One could certainly spend their entire meditative life trying to unravel the full meaning of this koan. In a nutshell, and borrowing the same Thich Nhat Hanh quotation that Simmons’ uses, what Lin-Chi was getting has to do with the student understanding that she has “the capacity to liberate herself from all authority and realize ultimate reality in herself.” The Rinzai Zen student seeks to realize the dying words of the Buddha:

    Be ye lamps unto yourselves, be a refuge to yourselves. Hold fast to Truth as a lamp; hold fast to the truth as a refuge. Look not for a refuge in anyone beside yourselves. And those, who shall be a lamp unto themselves, shall betake themselves to no external refuge, but holding fast to the Truth as their lamp, and holding fast to the Truth as their refuge, they shall reach the topmost height.

In Kill Bill: Vol. 1, the call to kill the Buddha in the voice-over has to do with the warrior allowing no impediments to stand in the way of the destruction of her enemy. A metaphorical read of this is possible, sure. In defense of a more literal take, though, I’m struck by the context of this “quotation” both in the entire voice-over and in the film: this statement comes just after the Bride has dispatched Vernita Green (Vivica A. Fox) in front of her small daughter Nikki (Ambrosia Kelley), offering coolly:

    It was not my intention to do this in front of you. For that I’m sorry. But you can take my word for it: your mother had it comin’. When you grow up, if you still feel raw about it, I’ll be waiting.

Even the perfect innocence of a child does not stop the Bride from the destruction of her enemy, in the same way she was exhorted not to allow God or the Buddha to stand in her way.

In the sword ceremony scene, once again I’m left with the feeling that Lin-Chi is not being quoted and that, taken in their full context, the sentiments expressed point in another direction. Presenting the Bride with her sword, the despondent Hanzo laments:

    I’m done doing what I swore an oath to God twenty-eight years ago to never do again. I’ve created ‘something that kills people.’ And in that purpose I was a success. I’ve done this because philosophically I’m sympathetic to your aim. I can tell you with no ego, this is my finest sword. If on your journey, you should encounter God, God will be cut.

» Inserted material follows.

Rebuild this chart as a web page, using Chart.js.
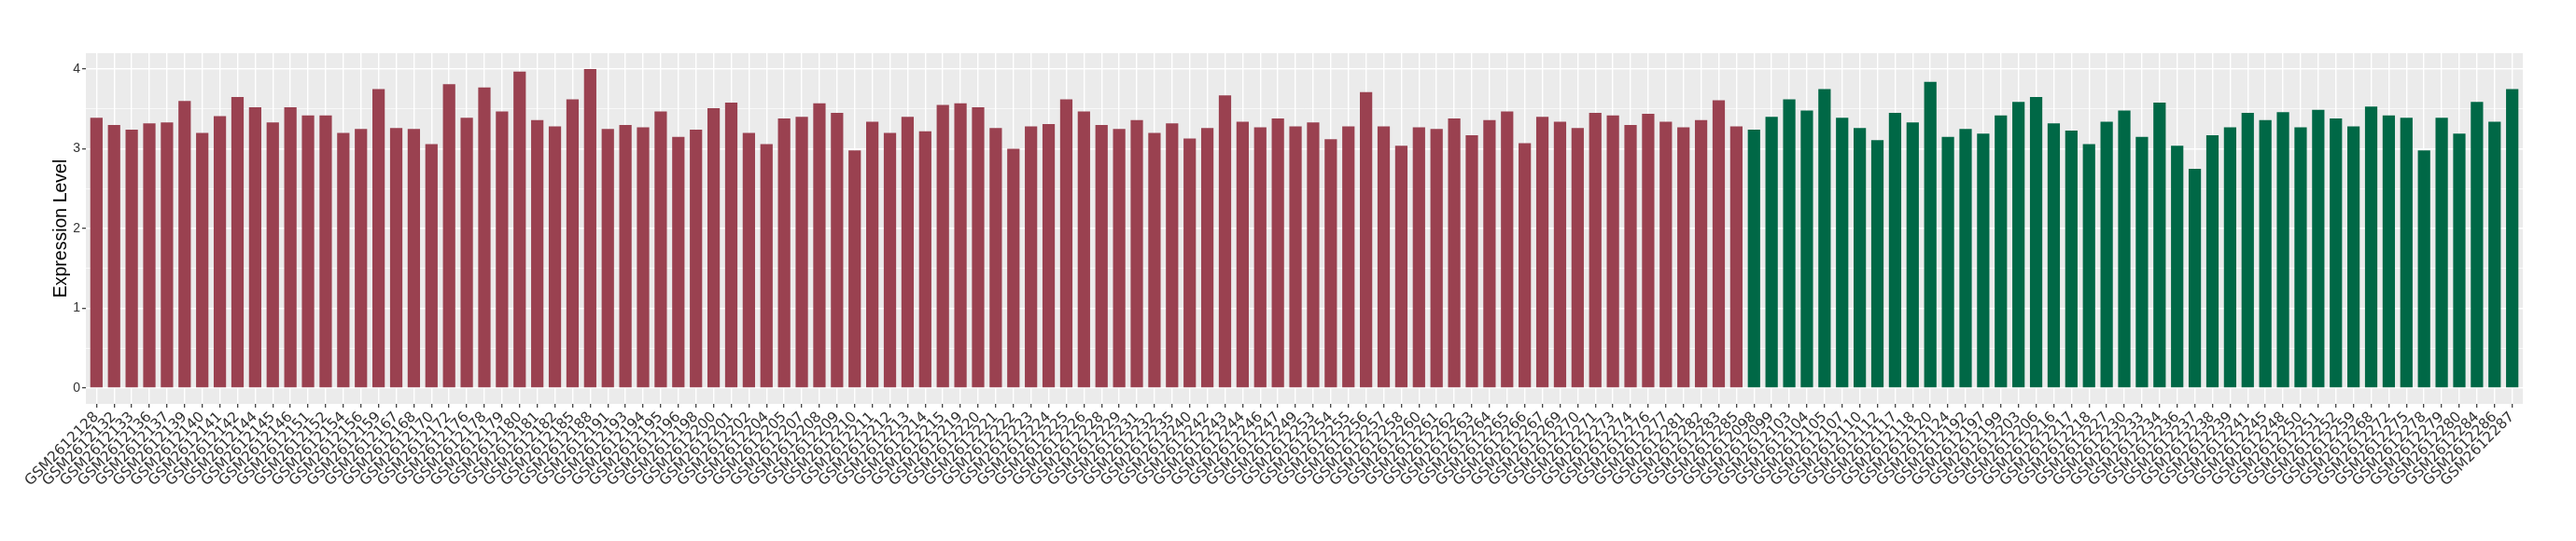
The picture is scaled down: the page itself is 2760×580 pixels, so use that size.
<!DOCTYPE html>
<html>
<head>
<meta charset="utf-8">
<script src="https://cdn.jsdelivr.net/npm/chart.js@4.4.1/dist/chart.umd.min.js"></script>
<style>
  html, body { margin: 0; padding: 0; background: #ffffff; }
  #wrap { width: 2760px; height: 580px; }
</style>
</head>
<body>
<div id="wrap"><canvas id="exprChart" width="2760" height="580"></canvas></div>
<script>
// group 1 (red) samples
const groupOneIds = [
  "GSM2612128","GSM2612132","GSM2612133","GSM2612136","GSM2612137","GSM2612139","GSM2612140","GSM2612141","GSM2612142","GSM2612144",
  "GSM2612145","GSM2612146","GSM2612151","GSM2612152","GSM2612154","GSM2612156","GSM2612159","GSM2612167","GSM2612168","GSM2612170",
  "GSM2612172","GSM2612176","GSM2612178","GSM2612179","GSM2612180","GSM2612181","GSM2612182","GSM2612185","GSM2612188","GSM2612191",
  "GSM2612193","GSM2612194","GSM2612195","GSM2612196","GSM2612198","GSM2612200","GSM2612201","GSM2612202","GSM2612204","GSM2612205",
  "GSM2612207","GSM2612208","GSM2612209","GSM2612210","GSM2612211","GSM2612212","GSM2612213","GSM2612214","GSM2612215","GSM2612219",
  "GSM2612220","GSM2612221","GSM2612222","GSM2612223","GSM2612224","GSM2612225","GSM2612226","GSM2612228","GSM2612229","GSM2612231",
  "GSM2612232","GSM2612235","GSM2612240","GSM2612242","GSM2612243","GSM2612244","GSM2612246","GSM2612247","GSM2612249","GSM2612253",
  "GSM2612254","GSM2612255","GSM2612256","GSM2612257","GSM2612258","GSM2612260","GSM2612261","GSM2612262","GSM2612263","GSM2612264",
  "GSM2612265","GSM2612266","GSM2612267","GSM2612269","GSM2612270","GSM2612271","GSM2612273","GSM2612274","GSM2612276","GSM2612277",
  "GSM2612281","GSM2612282","GSM2612283","GSM2612285"
];
const groupOneValues = [
  3.39,3.30,3.24,3.32,3.33,3.60,3.20,3.41,3.65,3.52,
  3.33,3.52,3.42,3.42,3.20,3.25,3.75,3.26,3.25,3.06,
  3.81,3.39,3.77,3.47,3.97,3.36,3.28,3.62,4.00,3.25,
  3.30,3.27,3.47,3.15,3.24,3.51,3.58,3.20,3.06,3.38,
  3.40,3.57,3.45,2.98,3.34,3.20,3.40,3.22,3.55,3.57,
  3.52,3.26,3.00,3.28,3.31,3.62,3.47,3.30,3.25,3.36,
  3.20,3.32,3.13,3.26,3.67,3.34,3.27,3.38,3.28,3.33,
  3.12,3.28,3.71,3.28,3.04,3.27,3.25,3.38,3.17,3.36,
  3.47,3.07,3.40,3.34,3.26,3.45,3.42,3.30,3.44,3.34,
  3.27,3.36,3.61,3.28
];

// group 2 (green) samples
const groupTwoIds = [
  "GSM2612098","GSM2612099","GSM2612103","GSM2612104","GSM2612105","GSM2612107","GSM2612110","GSM2612112","GSM2612117","GSM2612118",
  "GSM2612120","GSM2612124","GSM2612192","GSM2612197","GSM2612199","GSM2612203","GSM2612206","GSM2612216","GSM2612217","GSM2612218",
  "GSM2612227","GSM2612230","GSM2612233","GSM2612234","GSM2612236","GSM2612237","GSM2612238","GSM2612239","GSM2612241","GSM2612245",
  "GSM2612248","GSM2612250","GSM2612251","GSM2612252","GSM2612259","GSM2612268","GSM2612272","GSM2612275","GSM2612278","GSM2612279",
  "GSM2612280","GSM2612284","GSM2612286","GSM2612287"
];
const groupTwoValues = [
  3.24,3.40,3.62,3.48,3.75,3.39,3.26,3.11,3.45,3.33,
  3.84,3.15,3.25,3.19,3.42,3.59,3.65,3.32,3.23,3.06,
  3.34,3.48,3.15,3.58,3.04,2.75,3.17,3.27,3.45,3.36,
  3.46,3.27,3.49,3.38,3.28,3.53,3.42,3.39,2.98,3.39,
  3.19,3.59,3.34,3.75
];

const yTickValues = [0, 0.5, 1, 1.5, 2, 2.5, 3, 3.5, 4];

const sampleIds = groupOneIds.concat(groupTwoIds);
const allValues = groupOneValues.concat(groupTwoValues);
const barColors = groupOneIds.map(() => "#9A4150").concat(groupTwoIds.map(() => "#006846"));

// grey panel behind the grid, like a ggplot panel
const panelBackground = {
    id: "panelBackground",
    beforeDraw(chart) {
        const { ctx, chartArea } = chart;
        ctx.save();
        ctx.fillStyle = "#ffffff";
        ctx.fillRect(0, 0, chart.width, chart.height);
        ctx.fillStyle = "#EBEBEB";
        ctx.fillRect(chartArea.left, chartArea.top, chartArea.right - chartArea.left, chartArea.bottom - chartArea.top);
        ctx.restore();
    }
};

const isWhole = v => Math.abs(v - Math.round(v)) < 1e-6;

const ctx = document.getElementById("exprChart").getContext("2d");
const exprChart = new Chart(ctx, {
    type: "bar",
    data: {
        datasets: [{
            data: allValues.map((v, i) => ({ x: i, y: v })),
            backgroundColor: barColors,
            borderWidth: 0,
            barPercentage: 0.7,
            categoryPercentage: 1.0
        }]
    },
    plugins: [panelBackground],
    options: {
        responsive: false,
        animation: false,
        layout: { padding: { top: 57, right: 57, left: 54, bottom: 0 } },
        plugins: {
            legend: { display: false },
            tooltip: { enabled: false }
        },
        scales: {
            x: {
                type: "linear",
                offset: false,
                min: -0.6,
                max: sampleIds.length - 0.4,
                afterBuildTicks: axis => { axis.ticks = sampleIds.map((_, i) => ({ value: i })); },
                afterFit: axis => { axis.height = 147; },
                border: { display: false },
                grid: {
                    offset: false,
                    color: "#ffffff",
                    lineWidth: 1.4,
                    tickColor: "#333333",
                    tickLength: 4,
                    tickWidth: 1.2
                },
                ticks: {
                    autoSkip: false,
                    minRotation: 45,
                    maxRotation: 45,
                    padding: 1,
                    color: "#333333",
                    font: { family: "DejaVu Sans", size: 15.5 },
                    callback: v => sampleIds[v]
                }
            },
            y: {
                min: -0.2,
                max: 4.2,
                afterBuildTicks: axis => { axis.ticks = yTickValues.map(v => ({ value: v })); },
                afterFit: axis => { axis.width = 38; },
                border: { display: false },
                grid: {
                    color: "#ffffff",
                    lineWidth: c => isWhole(c.tick.value) ? 1.4 : 0.7,
                    tickColor: c => isWhole(c.tick.value) ? "#333333" : "rgba(0,0,0,0)",
                    tickLength: 4,
                    tickWidth: 1.2
                },
                ticks: {
                    padding: 2,
                    color: "#333333",
                    font: { family: "Liberation Sans", size: 14 },
                    callback: v => isWhole(v) ? String(v) : ""
                },
                title: {
                    display: true,
                    text: "Expression Level",
                    color: "#000000",
                    font: { family: "Liberation Sans", size: 19.5 },
                    padding: { top: 0, bottom: 0 }
                }
            }
        }
    }
});
</script>
</body>
</html>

Here, the Buddha is not even mentioned as someone she might encounter. (The similarities between this statement and Lin-Chi’s are dully noted, though.) And when Hanzo says that God will be cut if encountered by the Bride, it comes just after he announces that he has created what Budd (Michael Madsen) declares in Vol. 2 to be “the greatest sword ever made by a man.” Again, one could, as Simmons’ does, offer a metaphorical read of this, but, on the page (and screen), it comes off more like a powerful sentiment to describe a material object–a bit of dialogue that adds a bit more dramatic heft.

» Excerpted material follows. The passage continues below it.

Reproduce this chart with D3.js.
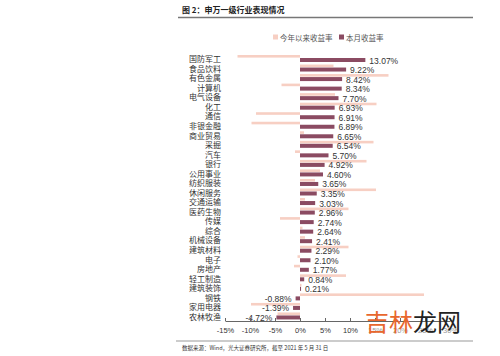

Simmons offers an interesting and thought-provoking interpretation of the Kill Bill films, but given the issues of context, I have to wonder aloud whether or not the use of Lin-Chi’s imagery (if that is in fact what it is) functions as he suggests. Due respect to QT, I suspect that, as Simmons’ suggests:

    Perhaps Tarantino’s [seeming] references to Rinzai’s school of Zen Buddhism should be understood in the same light as the fictive “Ezekiel 25:17″ speech Samuel L. Jackson’s character recites in Pulp Fiction: it’s just “something cool” he once heard in a movie.

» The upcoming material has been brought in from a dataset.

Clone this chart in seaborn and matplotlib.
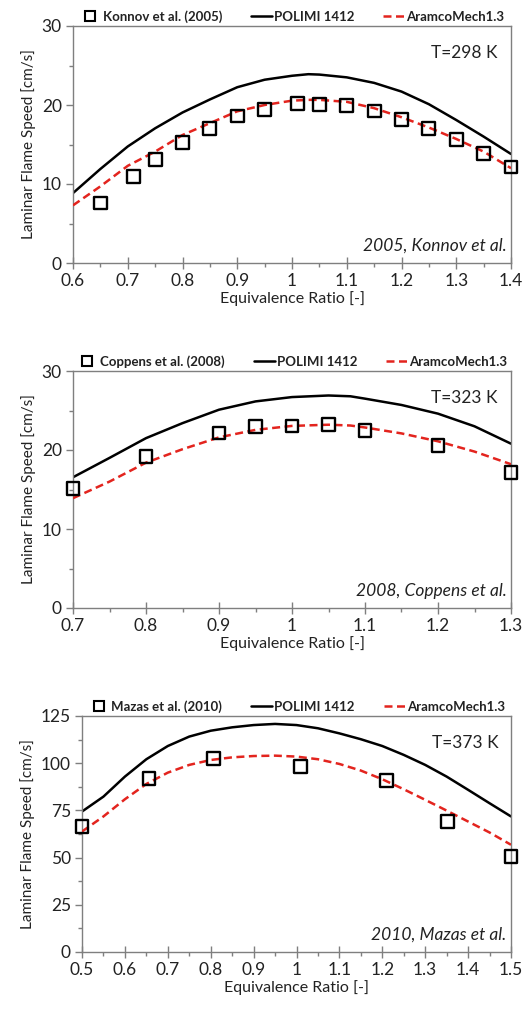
import matplotlib
matplotlib.use("Agg")
import matplotlib.pyplot as plt
import seaborn as sns
import pandas as pd
from matplotlib.ticker import MultipleLocator, FuncFormatter
from matplotlib.lines import Line2D

sns.set_theme(style="white")
plt.rcParams['font.family'] = ['Lato', 'DejaVu Sans']

# ---------- Panel 1: T=298 K ----------
p1_exp_x = [0.65, 0.71, 0.75, 0.80, 0.85, 0.90, 0.95, 1.01, 1.05, 1.10, 1.15, 1.20, 1.25, 1.30, 1.35, 1.40]
p1_exp_y = [7.6, 11.0, 13.15, 15.3, 17.0, 18.6, 19.45, 20.15, 20.05, 19.95, 19.25, 18.15, 17.0, 15.6, 13.9, 12.15]
p1_mod_x = [0.60, 0.65, 0.70, 0.75, 0.80, 0.85, 0.90, 0.95, 1.00, 1.03, 1.05, 1.10, 1.15, 1.20, 1.25, 1.30, 1.35, 1.40]
p1_polimi = [8.85, 11.9, 14.75, 17.05, 19.05, 20.7, 22.25, 23.2, 23.7, 23.9, 23.85, 23.5, 22.8, 21.7, 20.1, 18.1, 16.0, 13.8]
p1_aramco = [7.3, 9.7, 12.3, 14.1, 16.2, 17.7, 19.2, 20.0, 20.55, 20.65, 20.65, 20.4, 19.6, 18.45, 17.15, 15.7, 14.1, 12.0]

# ---------- Panel 2: T=323 K ----------
p2_exp_x = [0.70, 0.80, 0.90, 0.95, 1.00, 1.05, 1.10, 1.20, 1.30]
p2_exp_y = [15.15, 19.2, 22.15, 22.95, 23.05, 23.2, 22.45, 20.55, 17.15]
p2_mod_x = [0.70, 0.75, 0.80, 0.85, 0.90, 0.95, 1.00, 1.05, 1.08, 1.10, 1.15, 1.20, 1.25, 1.30]
p2_polimi = [16.55, 19.0, 21.5, 23.4, 25.1, 26.15, 26.7, 26.9, 26.8, 26.5, 25.7, 24.6, 23.0, 20.8]
p2_aramco = [13.9, 16.0, 18.4, 20.1, 21.6, 22.55, 23.05, 23.2, 23.1, 22.85, 22.1, 21.1, 19.8, 18.2]

# ---------- Panel 3: T=373 K ----------
p3_exp_x = [0.50, 0.656, 0.806, 1.01, 1.21, 1.352, 1.50]
p3_exp_y = [66.5, 91.7, 102.4, 98.4, 90.8, 69.1, 50.6]
p3_mod_x = [0.50, 0.55, 0.60, 0.65, 0.70, 0.75, 0.80, 0.85, 0.90, 0.95, 1.00, 1.05, 1.10,
            1.15, 1.20, 1.25, 1.30, 1.35, 1.40, 1.45, 1.50]
p3_polimi = [74.4, 82.3, 92.9, 102.1, 109.1, 114.1, 117.2, 119.0, 120.2, 120.8, 120.2, 118.5,
             115.8, 112.7, 109.1, 104.4, 99.1, 92.9, 85.9, 78.8, 71.8]
p3_aramco = [63.8, 71.8, 80.9, 89.0, 95.0, 99.1, 101.7, 103.1, 103.8, 104.0, 103.5, 102.1,
             99.6, 96.1, 91.5, 86.2, 80.6, 74.9, 69.1, 63.3, 56.8]

panels = [
    dict(ex=p1_exp_x, ey=p1_exp_y, mx=p1_mod_x, pol=p1_polimi, ara=p1_aramco,
         exp_label="Konnov et al. (2005)", temp="T=298 K", cite="2005, Konnov et al.",
         xlim=(0.6, 1.4), xmaj=0.1, xmin=0.05, ylim=(0, 30), ymaj=10, ymin=5,
         rect=[73, 26, 511, 263]),
    dict(ex=p2_exp_x, ey=p2_exp_y, mx=p2_mod_x, pol=p2_polimi, ara=p2_aramco,
         exp_label="Coppens et al. (2008)", temp="T=323 K", cite="2008, Coppens et al.",
         xlim=(0.7, 1.3), xmaj=0.1, xmin=0.05, ylim=(0, 30), ymaj=10, ymin=5,
         rect=[73, 371, 511, 608]),
    dict(ex=p3_exp_x, ey=p3_exp_y, mx=p3_mod_x, pol=p3_polimi, ara=p3_aramco,
         exp_label="Mazas et al. (2010)", temp="T=373 K", cite="2010, Mazas et al.",
         xlim=(0.5, 1.5), xmaj=0.1, xmin=0.05, ylim=(0, 125), ymaj=25, ymin=12.5,
         rect=[82, 716, 511, 952]),
]

W, H = 527, 1010
fig = plt.figure(figsize=(W / 100, H / 100), dpi=100)
red = "#e3241e"
spine_col = "#7f7f7f"

def fmt(v, pos):
    s = f"{v:.1f}"
    if s.endswith(".0"):
        s = s[:-2]
    return s

for p in panels:
    l, t, r, b = p["rect"]
    ax = fig.add_axes([l / W, 1 - b / H, (r - l) / W, (b - t) / H])
    dm = pd.DataFrame({"x": p["mx"], "polimi": p["pol"], "aramco": p["ara"]})
    de = pd.DataFrame({"x": p["ex"], "y": p["ey"]})
    sns.lineplot(data=dm, x="x", y="polimi", ax=ax, color="black", lw=1.8, zorder=2)
    sns.lineplot(data=dm, x="x", y="aramco", ax=ax, color=red, lw=1.8, zorder=3,
                 linestyle=(0, (3.2, 1.8)))
    sns.scatterplot(data=de, x="x", y="y", ax=ax, marker="s", s=85, facecolor="none",
                    edgecolor="black", linewidth=1.7, zorder=4, clip_on=False)
    ax.set_xlim(*p["xlim"])
    ax.set_ylim(*p["ylim"])
    ax.xaxis.set_major_locator(MultipleLocator(p["xmaj"]))
    ax.xaxis.set_minor_locator(MultipleLocator(p["xmin"]))
    ax.yaxis.set_major_locator(MultipleLocator(p["ymaj"]))
    ax.yaxis.set_minor_locator(MultipleLocator(p["ymin"]))
    ax.xaxis.set_major_formatter(FuncFormatter(fmt))
    ax.tick_params(axis="both", which="major", direction="out", length=5, width=1,
                   color=spine_col, labelsize=12.5, labelcolor="#222222", pad=3,
                   bottom=True, left=True)
    ax.tick_params(axis="x", which="major", direction="inout", length=8)
    ax.tick_params(axis="both", which="minor", direction="out", length=3, width=1,
                   color=spine_col, bottom=True, left=True)
    for s in ax.spines.values():
        s.set_color(spine_col)
        s.set_linewidth(1)
    ax.set_xlabel("Equivalence Ratio [-]", fontsize=11.5, color="#222222", labelpad=2)
    ax.set_ylabel("Laminar Flame Speed [cm/s]", fontsize=11, color="#222222", labelpad=4)
    ax.text(0.97, 0.92, p["temp"], transform=ax.transAxes, ha="right", va="top",
            fontsize=12.5, color="#222222")
    ax.text(0.99, 0.04, p["cite"], transform=ax.transAxes, ha="right", va="bottom",
            fontsize=12.5, style="italic", color="#222222")
    handles = [
        Line2D([], [], marker="s", linestyle="none", markerfacecolor="none",
               markeredgecolor="black", markeredgewidth=1.5, markersize=7),
        Line2D([], [], color="black", lw=1.8),
        Line2D([], [], color=red, lw=1.8, linestyle=(0, (3.2, 1.8))),
    ]
    labels = [p["exp_label"], "POLIMI 1412", "AramcoMech1.3"]
    leg = ax.legend(handles, labels, loc="lower center", bbox_to_anchor=(0.5, 0.985),
                    ncol=3, frameon=False, prop={"weight": "bold", "size": 9.5},
                    handlelength=1.6, handletextpad=0.15, columnspacing=2.2,
                    borderaxespad=0.1)
    for txt in leg.get_texts():
        txt.set_color("#222222")

fig.savefig("out.png", dpi=100)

That said, I think the film succeeds at saying a lot about karma. I don’t really see either of the Kill Bill films as being very much “about” Buddhism. And yet, regardless of his real intention, I think Tarantino ends up saying some very Buddhistic things with these movies. As scholar John Lyden has so wisely said:

    The study of film from a religious studies vantage point has produced a broad consensus. Films include religious symbolism, consciously or unconsciously, and films may project a world-view which functions much like a religion in our culture [emphasis added].

I think an excellent case could be made for the Buddhist notion of karma as a perennially popular theme in the American crime genre. Because these films generally feature characters with intentions that result in actions with negative consequences for themselves and the other characters, most of them tend to get me thinking about karma. Kill Bill: Vol. 1 is no exception. I’m not sure Tarantino knows much of anything about Buddhism or wanted to say anyting aboout it, but it unconsciously says something significant from a Dharmic point of view: Kill Bill: Vol. 1 shows us what happens when people fail to just sit with and look at their kleshas (destructive emotions), and instead act out on them. Nowhere is this clearer than in the Bride’s climactic battle with O-Ren Ishii (Lucy Liu). It’s a tragic show-down between two damaged women who really need understanding and compassion, especially from each other.

In spite of my quibbles with Simmons’ piece, I really appreciate it. It’s exciting to me that people recognize the Buddhistic qualities of both Kill Bill films. It was such a cool experience, contemplating his ideas and then offering feedback on them. I look forward to more of this kind of work in Buddhist studies and film studies.